■ GIVEN PROBLEM
Repeat the span of the entries below that starts at the line with "Clone this chart" and ends at the line with "import * as", nothing more. Skip the pictures.

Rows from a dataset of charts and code
+++

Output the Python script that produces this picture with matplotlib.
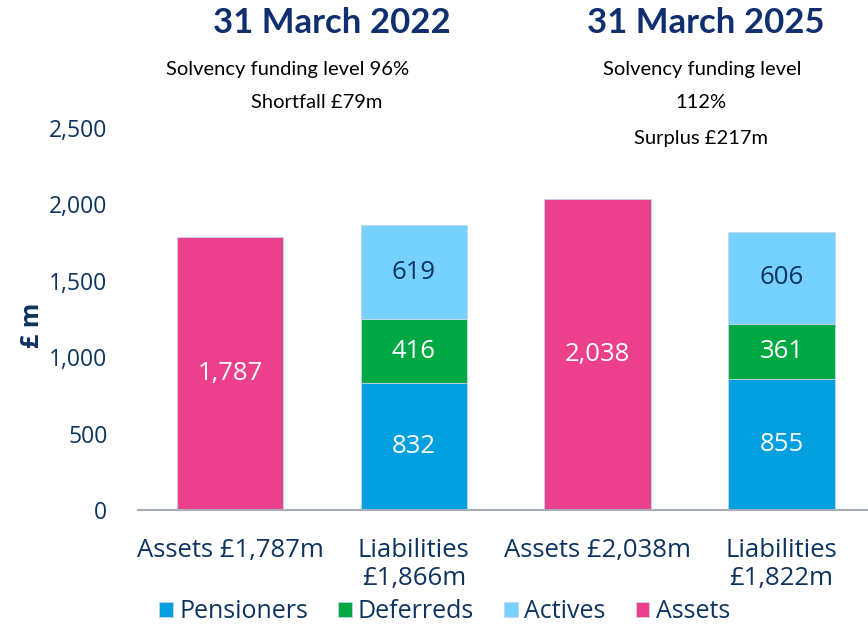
import matplotlib.pyplot as plt
import numpy as np

plt.rcParams["font.family"] = ["Open Sans", "DejaVu Sans"]

categories = ["Assets £1,787m", "Liabilities\n£1,866m", "Assets £2,038m", "Liabilities\n£1,822m"]
assets = [1787, 0, 2038, 0]
pensioners = [0, 832, 0, 855]
deferreds = [0, 416, 0, 361]
actives = [0, 619, 0, 606]

NAVY = "#0d3461"
C_ASSETS = "#ec3f8c"
C_PENS = "#009fe0"
C_DEF = "#00a843"
C_ACT = "#77d1ff"

fig = plt.figure(figsize=(8.68, 6.28), dpi=100)
ax = fig.add_axes([0.159, 0.188, 0.841, 0.608])

x = np.arange(len(categories))
w = 0.58
edge = dict(edgecolor="#c9d3e6", linewidth=0.6)

b_p = ax.bar(x, pensioners, w, color=C_PENS, label="Pensioners", **edge)
b_d = ax.bar(x, deferreds, w, bottom=pensioners, color=C_DEF, label="Deferreds", **edge)
bot2 = np.array(pensioners) + np.array(deferreds)
b_a = ax.bar(x, actives, w, bottom=bot2, color=C_ACT, label="Actives", **edge)
b_s = ax.bar(x, assets, w, color=C_ASSETS, label="Assets", **edge)

def label(bars, vals, bottoms, color):
    for b, v, bt in zip(bars, vals, bottoms):
        if v:
            ax.text(b.get_x() + b.get_width() / 2, bt + v / 2, f"{v:,}",
                    ha="center", va="center", color=color, fontsize=18.5)

label(b_p, pensioners, [0] * 4, "white")
label(b_d, deferreds, pensioners, "white")
label(b_a, actives, bot2, NAVY)
label(b_s, assets, [0] * 4, "white")

ax.set_ylim(0, 2500)
ax.set_xlim(-0.5, 3.47)
ax.set_yticks(range(0, 2501, 500))
ax.set_yticklabels([f"{v:,}" for v in range(0, 2501, 500)])
ax.set_xticks(x)
ax.set_xticklabels(categories, linespacing=1.15, fontsize=18.5)
ax.tick_params(axis="both", length=0, colors=NAVY)
ax.tick_params(axis="y", pad=22, labelsize=16.5)
ax.tick_params(axis="x", pad=20)
for s in ["top", "right", "left"]:
    ax.spines[s].set_visible(False)
ax.spines["bottom"].set_color("#a6adb8")
ax.spines["bottom"].set_linewidth(1.5)

fig.text(0.037, 0.482, "£ m", rotation=90, ha="center", va="center",
         fontsize=18, fontweight="bold", color=NAVY)

# headings
title_kw = dict(ha="center", va="center", fontsize=25, fontweight="bold",
                color="#0f2f6e", family=["Lato", "DejaVu Sans"])
sub_kw = dict(ha="center", va="center", fontsize=14.5, color="black",
              family=["Lato", "DejaVu Sans"])
fig.text(332 / 868, 1 - 23 / 628, "31 March 2022", **title_kw)
fig.text(288 / 868, 1 - 70 / 628, "Solvency funding level 96%", **sub_kw)
fig.text(317 / 868, 1 - 103 / 628, "Shortfall £79m", **sub_kw)
fig.text(706 / 868, 1 - 23 / 628, "31 March 2025", **title_kw)
fig.text(702 / 868, 1 - 70 / 628, "Solvency funding level", **sub_kw)
fig.text(701 / 868, 1 - 103 / 628, "112%", **sub_kw)
fig.text(701 / 868, 1 - 138 / 628, "Surplus £217m", **sub_kw)

leg = fig.legend(handles=[b_p, b_d, b_a, b_s], loc="center", ncol=4,
                 bbox_to_anchor=(0.512, 1 - 612 / 628), frameon=False,
                 fontsize=18, handlelength=0.55, handleheight=0.55,
                 handletextpad=0.25, columnspacing=1.2)
for t in leg.get_texts():
    t.set_color(NAVY)

fig.savefig("out.png", dpi=100)
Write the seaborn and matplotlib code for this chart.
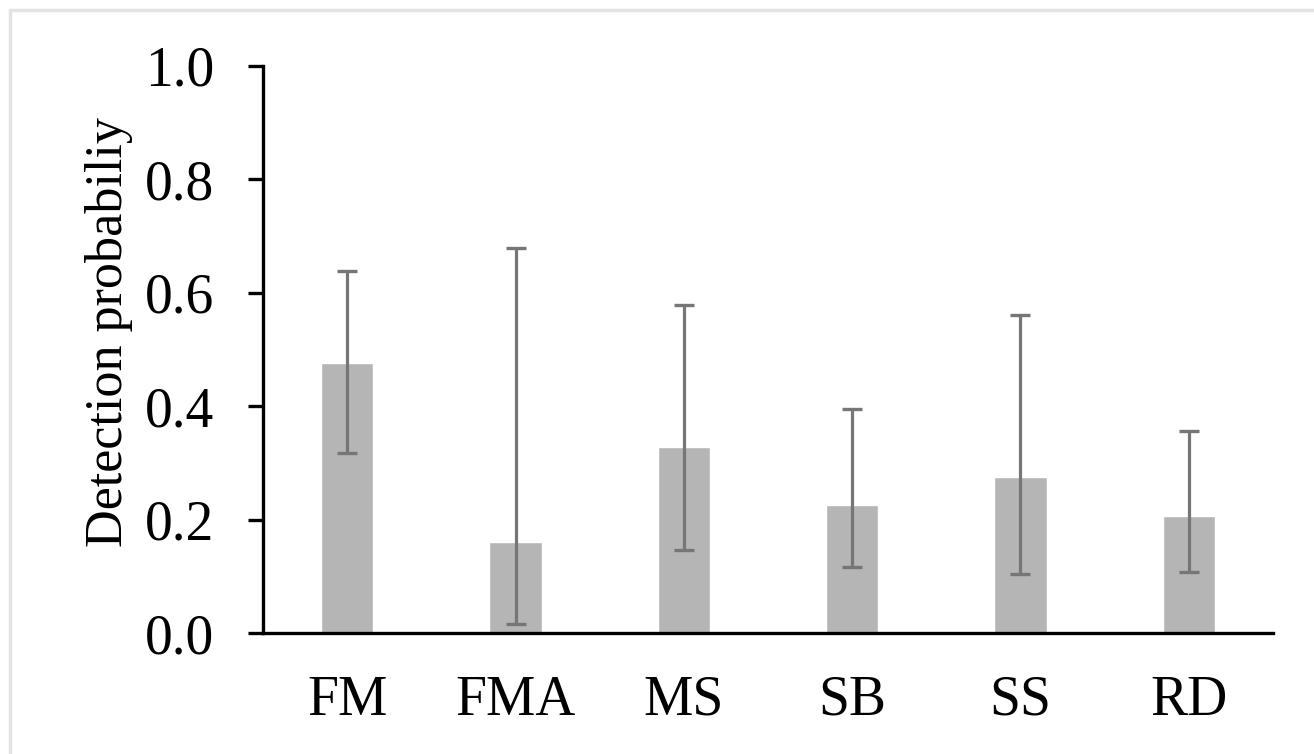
import matplotlib
matplotlib.use("Agg")
import matplotlib.pyplot as plt
import seaborn as sns
import numpy as np
from matplotlib.lines import Line2D

# Detection probability per habitat
categories = ["FM", "FMA", "MS", "SB", "SS", "RD"]
estimates = [0.476, 0.160, 0.328, 0.226, 0.276, 0.206]
lower_ci = [0.317, 0.016, 0.147, 0.116, 0.104, 0.108]
upper_ci = [0.638, 0.678, 0.579, 0.396, 0.560, 0.357]
y_ticks = [0.0, 0.2, 0.4, 0.6, 0.8, 1.0]

sns.set_style("white")
plt.rcParams["font.family"] = ["Liberation Serif", "DejaVu Serif"]
plt.rcParams["text.color"] = "black"
plt.rcParams["xtick.color"] = "black"
plt.rcParams["ytick.color"] = "black"
SERIF = ["Liberation Serif", "DejaVu Serif"]

W, H = 1314, 754
fig = plt.figure(figsize=(W / 100, H / 100), dpi=100)
ax = fig.add_axes([263 / W, 1 - 633.3 / H, (1273 - 263) / W, (633.3 - 65.7) / H])

sns.barplot(x=categories, y=estimates, color="#b5b5b5", saturation=1,
            width=0.31, errorbar=None, ax=ax)

# asymmetric confidence intervals drawn on top of the bars
yerr = np.array([np.array(estimates) - np.array(lower_ci),
                 np.array(upper_ci) - np.array(estimates)])
ax.errorbar(np.arange(len(categories)), estimates, yerr=yerr, fmt="none",
            ecolor="#767676", elinewidth=2.3, capsize=7.5, capthick=2.4, zorder=3)

ax.set_xlim(-0.5, len(categories) - 0.5)
ax.set_ylim(0, 1.0)
ax.set_yticks(y_ticks)
ax.set_yticklabels([f"{t:.1f}" for t in y_ticks], family=SERIF, color="black")
ax.set_xticks(range(len(categories)))
ax.set_xticklabels(categories, family=SERIF, color="black")

for side in ["top", "right"]:
    ax.spines[side].set_visible(False)
for side in ["left", "bottom"]:
    ax.spines[side].set_color("black")
    ax.spines[side].set_linewidth(2.4)

ax.tick_params(axis="y", length=11, width=2.4, color="black", pad=24,
               labelsize=40, left=True)
ax.tick_params(axis="x", length=0, pad=30, labelsize=40)
ax.set_xlabel("")
ax.set_ylabel("")

fig.text(109 / W, 1 - 332 / H, "Detection probabiliy", rotation=90,
         ha="center", va="center", fontsize=37.5, family=SERIF, color="black")

# light frame along the top and left edges
fig.add_artist(Line2D([10 / W, 1], [1 - 10 / H, 1 - 10 / H], color="#e3e3e3",
                      lw=2.5, transform=fig.transFigure))
fig.add_artist(Line2D([10 / W, 10 / W], [0, 1 - 10 / H], color="#e3e3e3",
                      lw=2.5, transform=fig.transFigure))

fig.savefig("out.png", dpi=100)
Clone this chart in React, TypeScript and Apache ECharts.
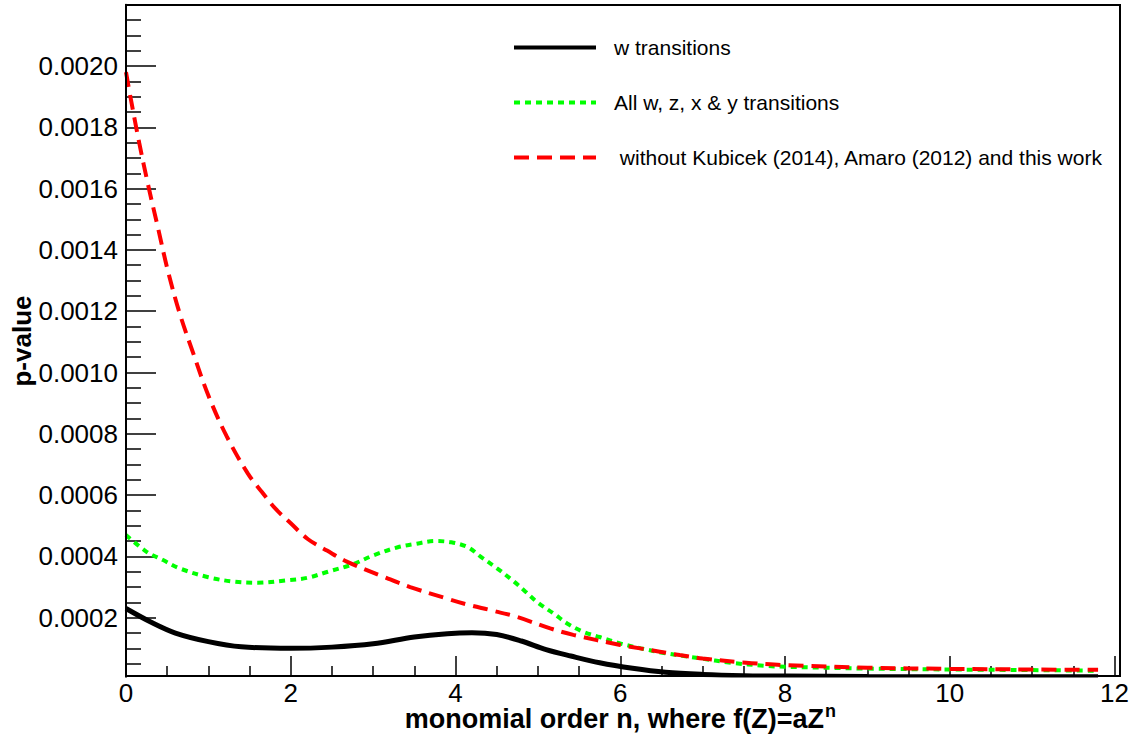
import React, { useEffect, useRef } from "react";
import * as echarts from "echarts";

const xTickLabels = ["0", "2", "4", "6", "8", "10", "12"];
const yTickLabels = ["0.0002", "0.0004", "0.0006", "0.0008", "0.0010", "0.0012", "0.0014", "0.0016", "0.0018", "0.0020"];

const seriesNames = ["w transitions", "All w, z, x & y transitions", " without Kubicek (2014), Amaro (2012) and this work"];

const xW = [0, 0.3, 0.6, 1.0, 1.4, 2.0, 2.5, 3.0, 3.5, 3.9, 4.2, 4.5, 4.8, 5.1, 5.4, 5.75, 6.15, 6.55, 7.0, 7.5, 8.0, 9.0, 10.0, 11.0, 11.8];
const yW = [0.00023, 0.000186, 0.00015, 0.000122, 0.000105, 0.0001, 0.000104, 0.000115, 0.000137, 0.000148, 0.000151, 0.000145, 0.000124, 0.000096, 0.000075, 0.000053, 0.000035, 0.000022, 0.000015, 0.000011, 0.0000095, 0.000008, 0.0000075, 0.000007, 0.000007];

const xAll = [0, 0.25, 0.45, 0.65, 1.0, 1.3, 1.6, 1.95, 2.2, 2.45, 2.75, 3.0, 3.3, 3.5, 3.75, 3.95, 4.15, 4.3, 4.5, 4.7, 4.85, 5.0, 5.2, 5.35, 5.55, 5.75, 6.0, 6.25, 6.55, 6.95, 7.35, 7.75, 8.0, 9.0, 10.0, 11.0, 11.8];
const yAll = [0.00047, 0.000415, 0.000388, 0.000361, 0.000332, 0.000318, 0.000314, 0.000322, 0.00033, 0.00035, 0.000374, 0.000403, 0.00043, 0.00044, 0.00045, 0.000446, 0.00043, 0.0004, 0.000362, 0.00032, 0.000285, 0.000249, 0.000212, 0.000182, 0.000154, 0.000137, 0.000116, 0.0001, 0.000084, 0.000068, 0.000053, 0.000043, 0.00004, 0.000034, 0.000031, 0.000029, 0.000027];

const xNo = [0, 0.06, 0.16, 0.27, 0.39, 0.51, 0.655, 0.82, 1.0, 1.22, 1.48, 1.65, 1.82, 2.0, 2.21, 2.44, 2.68, 3.16, 3.45, 3.89, 4.17, 4.42, 4.74, 5.15, 5.43, 6.0, 6.24, 6.72, 7.0, 7.53, 7.82, 8.0, 9.0, 10.0, 11.0, 11.8];
const yNo = [0.00198, 0.00189, 0.00175, 0.00161, 0.00147, 0.00133, 0.00119, 0.00106, 0.000925, 0.000793, 0.00067, 0.00061, 0.000554, 0.000508, 0.000456, 0.000419, 0.000383, 0.00033, 0.0003, 0.000263, 0.000241, 0.000225, 0.000203, 0.000165, 0.000144, 0.000111, 0.0001, 0.000078, 0.000067, 0.000053, 0.000048, 0.000045, 0.000037, 0.000033, 0.000031, 0.00003];

const FONT = "'Liberation Sans', Arial, Helvetica, sans-serif";

export default function App() {
  const ref = useRef<HTMLDivElement>(null);
  useEffect(() => {
    if (!ref.current) return;
    const chart = echarts.init(ref.current, null, { renderer: "svg" });
    const pair = (xs: number[], ys: number[]) => xs.map((x, i) => [x, ys[i]]);
    chart.setOption({
      animation: false,
      backgroundColor: "#ffffff",
      grid: { left: 126, right: 17, top: 4.7, bottom: 59, containLabel: false },
      xAxis: {
        type: "value",
        min: 0,
        max: 12,
        interval: 2,
        offset: -3,
        axisLine: { show: true, lineStyle: { color: "#000", width: 2 } },
        axisTick: { show: true, inside: true, length: 20, lineStyle: { color: "#000", width: 1.5 } },
        minorTick: { show: true, splitNumber: 4, length: 10, lineStyle: { color: "#000", width: 1.5 } },
        splitLine: { show: false },
        axisLabel: {
          color: "#000",
          fontSize: 26,
          lineHeight: 20,
          fontFamily: FONT,
          margin: 7,
          formatter: (v: number) => {
            const s = String(Math.round(v));
            return xTickLabels.includes(s) ? s : "";
          },
        },
      },
      yAxis: {
        type: "value",
        min: 0,
        max: 0.0022,
        interval: 0.0002,
        axisLine: { show: true, lineStyle: { color: "#000", width: 2 } },
        axisTick: { show: true, inside: true, length: 30, lineStyle: { color: "#000", width: 1.5 } },
        minorTick: { show: true, splitNumber: 4, length: 15, lineStyle: { color: "#000", width: 1.5 } },
        splitLine: { show: false },
        axisLabel: {
          color: "#000",
          fontSize: 26,
          fontFamily: FONT,
          margin: 8,
          formatter: (v: number) => {
            const s = v.toFixed(4);
            return yTickLabels.includes(s) ? s : "";
          },
        },
      },
      legend: {
        orient: "vertical",
        left: 512,
        top: 37,
        padding: 0,
        itemWidth: 82,
        itemHeight: 20,
        itemGap: 34,
        selectedMode: false,
        itemStyle: { opacity: 0 },
        lineStyle: { width: 4 },
        textStyle: { color: "#000", fontSize: 21, fontFamily: FONT, lineHeight: 20, padding: [0, 0, 0, 13] },
        data: seriesNames,
      },
      graphic: [
        {
          type: "rect",
          z: 100,
          shape: { x: 100, y: 677.5, width: 1030, height: 5 },
          style: { fill: "#fff" },
          silent: true,
        },
        {
          type: "rect",
          z: 101,
          shape: { x: 126, y: 5, width: 994, height: 671 },
          style: { fill: "none", stroke: "#000", lineWidth: 2 },
          silent: true,
        },
        {
          type: "text",
          z: 101,
          x: 824,
          y: 719,
          style: {
            text: "monomial order n, where f(Z)=aZ",
            align: "right",
            verticalAlign: "middle",
            fill: "#000",
            fontSize: 27,
            fontWeight: "bold",
            fontFamily: FONT,
          },
        },
        {
          type: "text",
          z: 101,
          x: 825,
          y: 711,
          style: {
            text: "n",
            align: "left",
            verticalAlign: "middle",
            fill: "#000",
            fontSize: 18,
            fontWeight: "bold",
            fontFamily: FONT,
          },
        },
        {
          type: "text",
          z: 101,
          x: 22,
          y: 341,
          rotation: Math.PI / 2,
          style: {
            text: "p-value",
            align: "center",
            verticalAlign: "middle",
            fill: "#000",
            fontSize: 26,
            fontWeight: "bold",
            fontFamily: FONT,
          },
        },
      ],
      series: [
        {
          name: seriesNames[0],
          type: "line",
          data: pair(xW, yW),
          smooth: 0.35,
          symbol: "none",
          lineStyle: { color: "#000", width: 5, type: "solid" },
          itemStyle: { color: "#000" },
          z: 3,
        },
        {
          name: seriesNames[1],
          type: "line",
          data: pair(xAll, yAll),
          smooth: 0.35,
          symbol: "none",
          lineStyle: { color: "#00ff00", width: 4, type: [6, 5] },
          itemStyle: { color: "#00ff00" },
          z: 4,
        },
        {
          name: seriesNames[2],
          type: "line",
          data: pair(xNo, yNo),
          smooth: 0.35,
          symbol: "none",
          lineStyle: { color: "#ff0000", width: 4, type: [15, 8] },
          itemStyle: { color: "#ff0000" },
          z: 5,
        },
      ],
    });
    return () => chart.dispose();
  }, []);
  return <div ref={ref} style={{ position: "fixed", left: 0, top: 0, width: 1132, height: 738 }} />;
}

+++

■ COMPLETED TASK
Clone this chart in React, TypeScript and Apache ECharts.
import React, { useEffect, useRef } from "react";
import * as echarts from "echarts";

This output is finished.